● Material
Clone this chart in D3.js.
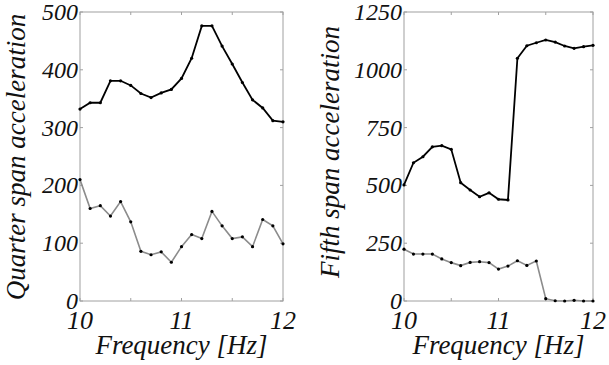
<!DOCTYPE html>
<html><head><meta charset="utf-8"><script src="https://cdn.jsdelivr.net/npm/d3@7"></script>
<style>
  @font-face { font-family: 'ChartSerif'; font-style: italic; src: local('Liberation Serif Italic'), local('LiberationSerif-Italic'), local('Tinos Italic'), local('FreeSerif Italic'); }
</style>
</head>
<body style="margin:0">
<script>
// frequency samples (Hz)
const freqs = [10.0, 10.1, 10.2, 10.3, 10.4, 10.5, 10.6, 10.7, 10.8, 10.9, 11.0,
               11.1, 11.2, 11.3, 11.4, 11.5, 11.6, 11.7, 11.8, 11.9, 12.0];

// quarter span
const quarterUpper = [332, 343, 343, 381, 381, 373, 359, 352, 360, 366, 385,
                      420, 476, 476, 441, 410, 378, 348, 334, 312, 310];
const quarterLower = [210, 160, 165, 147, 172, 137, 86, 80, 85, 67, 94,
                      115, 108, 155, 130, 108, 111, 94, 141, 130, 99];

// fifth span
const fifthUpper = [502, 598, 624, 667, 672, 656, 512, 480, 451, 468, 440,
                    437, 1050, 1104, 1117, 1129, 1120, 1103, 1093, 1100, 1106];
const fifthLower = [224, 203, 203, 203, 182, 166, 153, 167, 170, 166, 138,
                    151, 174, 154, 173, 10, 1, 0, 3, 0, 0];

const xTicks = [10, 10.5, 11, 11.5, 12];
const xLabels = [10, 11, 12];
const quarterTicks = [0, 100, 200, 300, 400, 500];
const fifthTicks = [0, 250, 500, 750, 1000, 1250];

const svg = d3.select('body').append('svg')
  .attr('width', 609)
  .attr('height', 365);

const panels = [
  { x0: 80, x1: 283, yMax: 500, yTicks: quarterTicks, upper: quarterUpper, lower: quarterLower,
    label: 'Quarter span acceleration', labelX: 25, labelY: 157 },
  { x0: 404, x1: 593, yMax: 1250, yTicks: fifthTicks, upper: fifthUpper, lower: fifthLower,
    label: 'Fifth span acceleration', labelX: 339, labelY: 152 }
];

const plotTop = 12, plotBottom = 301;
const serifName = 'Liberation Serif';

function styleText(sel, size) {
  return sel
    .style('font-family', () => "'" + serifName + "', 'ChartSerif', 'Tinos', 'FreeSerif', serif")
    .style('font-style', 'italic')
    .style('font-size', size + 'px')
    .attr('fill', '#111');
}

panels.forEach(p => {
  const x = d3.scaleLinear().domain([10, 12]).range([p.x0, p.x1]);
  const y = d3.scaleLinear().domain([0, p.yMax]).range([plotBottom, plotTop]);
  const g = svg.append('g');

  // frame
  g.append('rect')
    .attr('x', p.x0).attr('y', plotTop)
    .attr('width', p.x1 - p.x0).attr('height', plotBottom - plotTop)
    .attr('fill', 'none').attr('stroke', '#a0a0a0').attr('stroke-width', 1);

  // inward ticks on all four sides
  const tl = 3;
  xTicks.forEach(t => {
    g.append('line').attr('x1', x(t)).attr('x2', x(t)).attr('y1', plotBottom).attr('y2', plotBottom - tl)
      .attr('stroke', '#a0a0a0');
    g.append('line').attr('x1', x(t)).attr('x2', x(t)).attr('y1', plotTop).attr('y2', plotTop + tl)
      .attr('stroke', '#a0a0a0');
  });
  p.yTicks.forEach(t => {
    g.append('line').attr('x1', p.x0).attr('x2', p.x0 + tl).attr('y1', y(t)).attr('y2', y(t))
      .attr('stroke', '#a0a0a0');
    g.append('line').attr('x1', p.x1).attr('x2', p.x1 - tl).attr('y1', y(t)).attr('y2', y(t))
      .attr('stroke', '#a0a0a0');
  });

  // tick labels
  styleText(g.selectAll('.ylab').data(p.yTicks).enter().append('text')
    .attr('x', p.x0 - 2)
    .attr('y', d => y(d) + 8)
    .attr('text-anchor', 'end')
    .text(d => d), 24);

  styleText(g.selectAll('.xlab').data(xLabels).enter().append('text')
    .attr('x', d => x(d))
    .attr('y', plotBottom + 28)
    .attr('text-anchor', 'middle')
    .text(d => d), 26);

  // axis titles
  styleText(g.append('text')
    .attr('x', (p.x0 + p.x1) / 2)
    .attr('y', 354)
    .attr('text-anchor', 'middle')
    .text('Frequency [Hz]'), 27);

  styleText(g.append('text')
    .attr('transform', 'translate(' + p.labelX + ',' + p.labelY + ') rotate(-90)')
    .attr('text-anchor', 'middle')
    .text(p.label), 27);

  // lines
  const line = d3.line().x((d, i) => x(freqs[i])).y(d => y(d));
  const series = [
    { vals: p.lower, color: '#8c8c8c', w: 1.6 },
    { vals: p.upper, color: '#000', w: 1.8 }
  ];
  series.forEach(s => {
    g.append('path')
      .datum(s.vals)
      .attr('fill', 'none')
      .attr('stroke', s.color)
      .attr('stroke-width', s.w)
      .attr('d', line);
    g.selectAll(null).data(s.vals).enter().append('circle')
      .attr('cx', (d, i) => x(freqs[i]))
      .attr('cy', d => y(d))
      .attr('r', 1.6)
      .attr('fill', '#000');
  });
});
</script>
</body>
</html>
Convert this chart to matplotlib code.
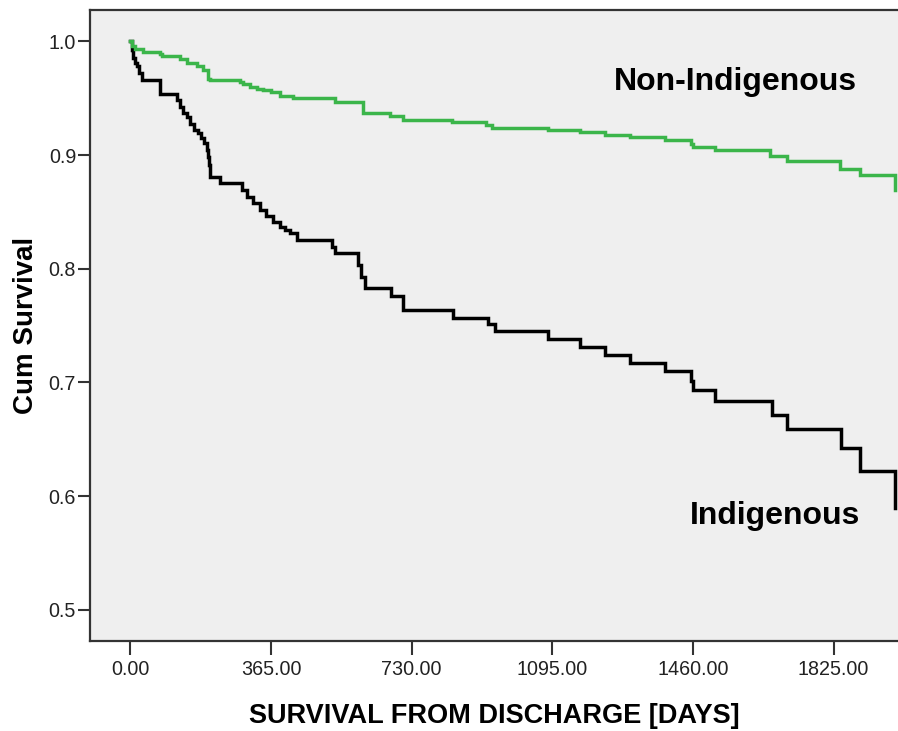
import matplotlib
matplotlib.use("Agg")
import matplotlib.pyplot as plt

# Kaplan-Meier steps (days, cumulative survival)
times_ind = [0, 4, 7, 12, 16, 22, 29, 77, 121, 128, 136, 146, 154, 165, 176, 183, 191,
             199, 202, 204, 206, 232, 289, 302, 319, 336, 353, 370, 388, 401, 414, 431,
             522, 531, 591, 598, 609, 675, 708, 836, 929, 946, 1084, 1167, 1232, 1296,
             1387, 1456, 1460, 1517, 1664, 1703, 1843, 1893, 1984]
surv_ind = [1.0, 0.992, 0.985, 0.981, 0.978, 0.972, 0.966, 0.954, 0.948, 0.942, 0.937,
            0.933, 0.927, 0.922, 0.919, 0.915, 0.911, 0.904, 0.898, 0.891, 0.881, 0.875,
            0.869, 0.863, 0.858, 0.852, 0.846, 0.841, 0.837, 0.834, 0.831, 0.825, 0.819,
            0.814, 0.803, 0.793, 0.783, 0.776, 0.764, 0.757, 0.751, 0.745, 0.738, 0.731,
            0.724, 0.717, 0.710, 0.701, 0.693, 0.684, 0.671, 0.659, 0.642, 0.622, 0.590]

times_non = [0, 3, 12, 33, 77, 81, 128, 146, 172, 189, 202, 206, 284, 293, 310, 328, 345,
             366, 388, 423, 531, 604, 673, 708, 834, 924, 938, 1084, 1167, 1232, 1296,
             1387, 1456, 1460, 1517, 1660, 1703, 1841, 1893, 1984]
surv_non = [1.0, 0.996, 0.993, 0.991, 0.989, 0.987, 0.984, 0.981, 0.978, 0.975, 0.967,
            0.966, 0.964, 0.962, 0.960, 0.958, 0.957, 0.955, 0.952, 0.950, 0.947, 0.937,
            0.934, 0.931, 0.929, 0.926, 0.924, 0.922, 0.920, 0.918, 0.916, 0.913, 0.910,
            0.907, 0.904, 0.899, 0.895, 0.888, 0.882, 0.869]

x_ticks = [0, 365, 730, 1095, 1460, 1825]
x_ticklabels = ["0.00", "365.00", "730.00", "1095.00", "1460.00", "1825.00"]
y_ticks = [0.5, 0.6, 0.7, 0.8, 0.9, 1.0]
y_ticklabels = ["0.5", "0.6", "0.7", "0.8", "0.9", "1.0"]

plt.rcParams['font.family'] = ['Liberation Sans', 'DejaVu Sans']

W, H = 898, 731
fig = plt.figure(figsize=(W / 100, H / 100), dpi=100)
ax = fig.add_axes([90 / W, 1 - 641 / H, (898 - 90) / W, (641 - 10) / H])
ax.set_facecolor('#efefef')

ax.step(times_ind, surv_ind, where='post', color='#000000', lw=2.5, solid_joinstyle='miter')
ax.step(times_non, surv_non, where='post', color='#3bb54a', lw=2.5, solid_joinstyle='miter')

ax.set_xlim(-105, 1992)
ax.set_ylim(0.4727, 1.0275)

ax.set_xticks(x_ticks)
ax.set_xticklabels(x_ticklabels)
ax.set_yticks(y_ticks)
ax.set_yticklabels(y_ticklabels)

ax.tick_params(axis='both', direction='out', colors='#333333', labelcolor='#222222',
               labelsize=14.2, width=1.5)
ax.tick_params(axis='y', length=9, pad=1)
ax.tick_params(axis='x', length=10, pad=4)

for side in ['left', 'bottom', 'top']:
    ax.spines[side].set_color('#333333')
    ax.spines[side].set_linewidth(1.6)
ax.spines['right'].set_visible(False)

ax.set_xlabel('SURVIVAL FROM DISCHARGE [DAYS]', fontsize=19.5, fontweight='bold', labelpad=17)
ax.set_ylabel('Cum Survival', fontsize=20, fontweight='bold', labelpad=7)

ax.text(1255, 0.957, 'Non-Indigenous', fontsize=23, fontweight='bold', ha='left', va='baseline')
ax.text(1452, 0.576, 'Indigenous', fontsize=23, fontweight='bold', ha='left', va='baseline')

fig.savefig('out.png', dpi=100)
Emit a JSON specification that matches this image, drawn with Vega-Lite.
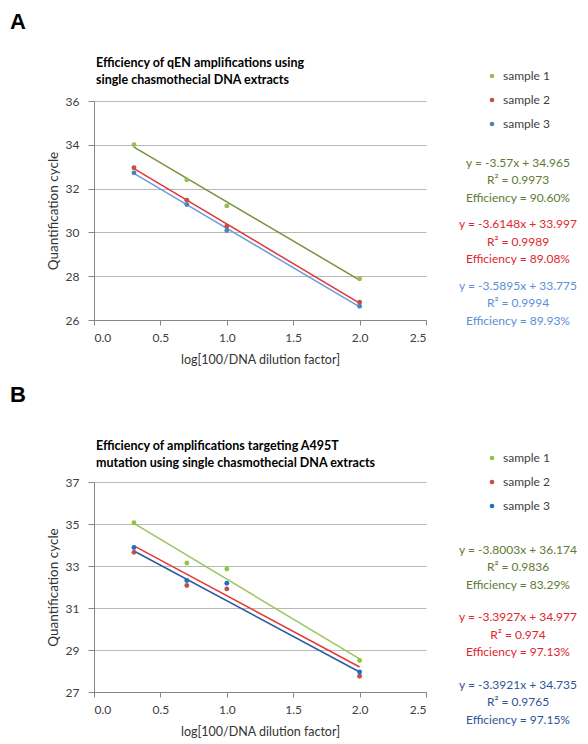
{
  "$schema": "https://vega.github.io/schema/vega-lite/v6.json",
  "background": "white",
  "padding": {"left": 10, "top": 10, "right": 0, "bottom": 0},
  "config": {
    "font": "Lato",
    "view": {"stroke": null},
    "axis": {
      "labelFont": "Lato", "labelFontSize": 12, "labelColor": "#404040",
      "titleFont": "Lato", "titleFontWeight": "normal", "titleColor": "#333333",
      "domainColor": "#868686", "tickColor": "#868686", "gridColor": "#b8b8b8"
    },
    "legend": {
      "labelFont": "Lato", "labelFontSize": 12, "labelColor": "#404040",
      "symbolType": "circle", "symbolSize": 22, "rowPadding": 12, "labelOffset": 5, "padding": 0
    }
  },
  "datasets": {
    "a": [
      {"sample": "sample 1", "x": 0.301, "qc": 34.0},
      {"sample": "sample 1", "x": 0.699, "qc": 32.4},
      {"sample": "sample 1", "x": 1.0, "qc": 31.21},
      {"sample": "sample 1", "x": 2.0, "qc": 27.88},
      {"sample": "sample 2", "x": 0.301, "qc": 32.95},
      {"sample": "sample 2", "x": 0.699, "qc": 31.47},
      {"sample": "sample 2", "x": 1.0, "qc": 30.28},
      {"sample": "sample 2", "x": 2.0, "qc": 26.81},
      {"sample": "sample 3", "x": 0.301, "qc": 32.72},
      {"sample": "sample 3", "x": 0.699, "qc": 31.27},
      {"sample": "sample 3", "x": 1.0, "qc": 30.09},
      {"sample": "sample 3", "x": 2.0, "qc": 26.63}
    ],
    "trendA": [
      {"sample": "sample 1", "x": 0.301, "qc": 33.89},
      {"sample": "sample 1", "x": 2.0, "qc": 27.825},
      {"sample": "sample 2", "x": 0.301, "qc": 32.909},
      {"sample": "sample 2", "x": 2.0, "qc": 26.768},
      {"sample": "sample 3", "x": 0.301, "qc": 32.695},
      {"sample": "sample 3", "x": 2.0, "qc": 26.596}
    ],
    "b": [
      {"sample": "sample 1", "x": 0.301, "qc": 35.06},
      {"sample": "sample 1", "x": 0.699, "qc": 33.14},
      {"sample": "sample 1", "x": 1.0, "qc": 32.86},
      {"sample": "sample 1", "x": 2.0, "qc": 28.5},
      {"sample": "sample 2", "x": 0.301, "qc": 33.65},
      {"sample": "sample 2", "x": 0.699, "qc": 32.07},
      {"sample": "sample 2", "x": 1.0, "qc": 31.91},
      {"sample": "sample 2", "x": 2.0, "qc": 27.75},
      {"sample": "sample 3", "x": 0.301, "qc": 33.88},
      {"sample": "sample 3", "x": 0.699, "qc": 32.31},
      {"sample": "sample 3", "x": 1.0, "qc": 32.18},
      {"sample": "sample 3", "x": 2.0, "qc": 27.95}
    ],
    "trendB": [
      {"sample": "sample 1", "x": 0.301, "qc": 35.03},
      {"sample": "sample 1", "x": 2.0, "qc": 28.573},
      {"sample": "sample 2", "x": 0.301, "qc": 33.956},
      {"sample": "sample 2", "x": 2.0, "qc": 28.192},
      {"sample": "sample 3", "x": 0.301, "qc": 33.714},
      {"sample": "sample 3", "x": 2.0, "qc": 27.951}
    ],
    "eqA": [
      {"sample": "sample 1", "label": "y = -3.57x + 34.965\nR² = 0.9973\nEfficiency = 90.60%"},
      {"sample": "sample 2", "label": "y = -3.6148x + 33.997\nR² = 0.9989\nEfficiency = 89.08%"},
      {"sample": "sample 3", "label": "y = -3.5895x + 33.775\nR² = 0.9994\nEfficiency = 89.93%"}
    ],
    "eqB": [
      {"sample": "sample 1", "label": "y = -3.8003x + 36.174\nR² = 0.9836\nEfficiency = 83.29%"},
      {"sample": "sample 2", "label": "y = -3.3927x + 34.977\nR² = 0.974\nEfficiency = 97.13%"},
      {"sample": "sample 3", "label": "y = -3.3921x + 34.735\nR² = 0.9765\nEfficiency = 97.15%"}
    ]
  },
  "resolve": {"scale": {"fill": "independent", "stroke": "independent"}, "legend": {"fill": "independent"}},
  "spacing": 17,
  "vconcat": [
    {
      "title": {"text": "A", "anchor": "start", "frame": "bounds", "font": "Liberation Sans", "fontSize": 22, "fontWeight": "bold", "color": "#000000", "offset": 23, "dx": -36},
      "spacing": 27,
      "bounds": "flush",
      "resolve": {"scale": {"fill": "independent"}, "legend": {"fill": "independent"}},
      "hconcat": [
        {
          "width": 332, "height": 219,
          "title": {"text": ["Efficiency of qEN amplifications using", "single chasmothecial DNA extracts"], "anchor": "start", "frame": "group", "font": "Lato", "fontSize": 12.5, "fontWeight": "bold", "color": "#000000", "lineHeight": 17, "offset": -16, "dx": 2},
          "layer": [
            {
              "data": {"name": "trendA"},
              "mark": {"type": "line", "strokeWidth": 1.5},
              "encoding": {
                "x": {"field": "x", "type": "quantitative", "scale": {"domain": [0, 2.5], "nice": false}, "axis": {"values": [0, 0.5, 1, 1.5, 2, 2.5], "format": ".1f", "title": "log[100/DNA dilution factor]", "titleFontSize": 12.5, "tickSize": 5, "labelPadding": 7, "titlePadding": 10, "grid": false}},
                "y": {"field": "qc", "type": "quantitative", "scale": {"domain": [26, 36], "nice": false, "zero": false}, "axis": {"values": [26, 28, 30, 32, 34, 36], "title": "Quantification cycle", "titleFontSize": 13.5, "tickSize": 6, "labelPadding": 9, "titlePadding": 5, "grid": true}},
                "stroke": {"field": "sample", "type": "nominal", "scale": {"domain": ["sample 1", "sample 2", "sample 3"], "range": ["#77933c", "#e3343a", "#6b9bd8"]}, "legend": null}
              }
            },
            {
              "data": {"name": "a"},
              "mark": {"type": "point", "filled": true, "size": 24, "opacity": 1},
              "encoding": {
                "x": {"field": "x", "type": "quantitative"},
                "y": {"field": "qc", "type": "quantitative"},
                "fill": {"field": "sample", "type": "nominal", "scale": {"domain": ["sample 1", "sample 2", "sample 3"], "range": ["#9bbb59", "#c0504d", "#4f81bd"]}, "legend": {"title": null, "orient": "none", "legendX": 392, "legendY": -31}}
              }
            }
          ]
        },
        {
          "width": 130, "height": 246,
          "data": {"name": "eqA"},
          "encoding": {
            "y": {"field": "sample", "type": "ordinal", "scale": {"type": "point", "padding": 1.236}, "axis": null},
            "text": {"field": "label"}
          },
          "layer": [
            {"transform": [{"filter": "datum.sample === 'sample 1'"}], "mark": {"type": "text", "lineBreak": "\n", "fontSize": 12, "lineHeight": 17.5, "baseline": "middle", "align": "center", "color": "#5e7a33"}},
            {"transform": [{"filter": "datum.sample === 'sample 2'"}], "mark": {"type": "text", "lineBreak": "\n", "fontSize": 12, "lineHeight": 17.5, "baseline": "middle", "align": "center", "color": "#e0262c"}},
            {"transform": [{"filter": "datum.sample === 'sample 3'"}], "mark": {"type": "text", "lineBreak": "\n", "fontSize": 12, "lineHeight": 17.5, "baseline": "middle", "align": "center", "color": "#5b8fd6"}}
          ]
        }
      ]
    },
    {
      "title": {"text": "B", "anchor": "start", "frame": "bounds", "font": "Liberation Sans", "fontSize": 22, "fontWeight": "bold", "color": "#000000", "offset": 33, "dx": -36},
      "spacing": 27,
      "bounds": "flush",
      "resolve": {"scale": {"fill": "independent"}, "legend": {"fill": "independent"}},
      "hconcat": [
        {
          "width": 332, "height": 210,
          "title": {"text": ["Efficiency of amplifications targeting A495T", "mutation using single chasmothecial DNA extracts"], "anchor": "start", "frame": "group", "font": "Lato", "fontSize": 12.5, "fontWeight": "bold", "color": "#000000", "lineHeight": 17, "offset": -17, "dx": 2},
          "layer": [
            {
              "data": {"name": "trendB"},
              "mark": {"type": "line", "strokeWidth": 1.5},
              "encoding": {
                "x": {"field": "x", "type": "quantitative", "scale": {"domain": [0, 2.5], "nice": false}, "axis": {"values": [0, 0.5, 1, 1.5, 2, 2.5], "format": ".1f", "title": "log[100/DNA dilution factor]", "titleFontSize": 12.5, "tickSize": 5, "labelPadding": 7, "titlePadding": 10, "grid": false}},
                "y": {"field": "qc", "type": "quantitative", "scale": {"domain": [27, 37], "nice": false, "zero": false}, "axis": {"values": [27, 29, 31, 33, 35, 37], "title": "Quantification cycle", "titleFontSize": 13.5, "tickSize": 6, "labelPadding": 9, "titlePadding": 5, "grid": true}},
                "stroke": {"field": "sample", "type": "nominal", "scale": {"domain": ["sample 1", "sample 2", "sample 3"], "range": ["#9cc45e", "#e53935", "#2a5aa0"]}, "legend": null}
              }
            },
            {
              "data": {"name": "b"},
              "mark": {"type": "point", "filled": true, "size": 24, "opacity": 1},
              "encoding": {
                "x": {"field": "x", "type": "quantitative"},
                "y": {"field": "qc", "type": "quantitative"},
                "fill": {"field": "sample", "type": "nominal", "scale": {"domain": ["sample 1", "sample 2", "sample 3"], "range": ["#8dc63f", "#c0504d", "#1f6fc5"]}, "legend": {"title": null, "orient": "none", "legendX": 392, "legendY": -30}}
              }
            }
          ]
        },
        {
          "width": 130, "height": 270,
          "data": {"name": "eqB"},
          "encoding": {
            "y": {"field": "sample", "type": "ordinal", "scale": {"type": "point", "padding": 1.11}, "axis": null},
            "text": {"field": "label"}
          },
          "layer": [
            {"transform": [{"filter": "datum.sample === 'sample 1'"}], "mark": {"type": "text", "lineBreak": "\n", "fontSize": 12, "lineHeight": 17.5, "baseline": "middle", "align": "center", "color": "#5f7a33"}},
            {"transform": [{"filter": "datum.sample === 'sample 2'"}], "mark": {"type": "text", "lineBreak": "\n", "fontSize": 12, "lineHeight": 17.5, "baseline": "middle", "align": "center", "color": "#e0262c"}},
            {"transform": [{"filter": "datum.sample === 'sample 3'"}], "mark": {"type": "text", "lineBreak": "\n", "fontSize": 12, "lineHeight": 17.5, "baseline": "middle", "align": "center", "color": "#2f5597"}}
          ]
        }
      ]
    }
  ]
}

● Written instruction
Leaving out the pictures, extract the stretch from the line holding "Convert this chart to matplotlib code." through the line holding "import matplotlib.pyplot as plt", word for word.

● Exercise result
Convert this chart to matplotlib code.
import matplotlib
matplotlib.use("Agg")
import matplotlib.pyplot as plt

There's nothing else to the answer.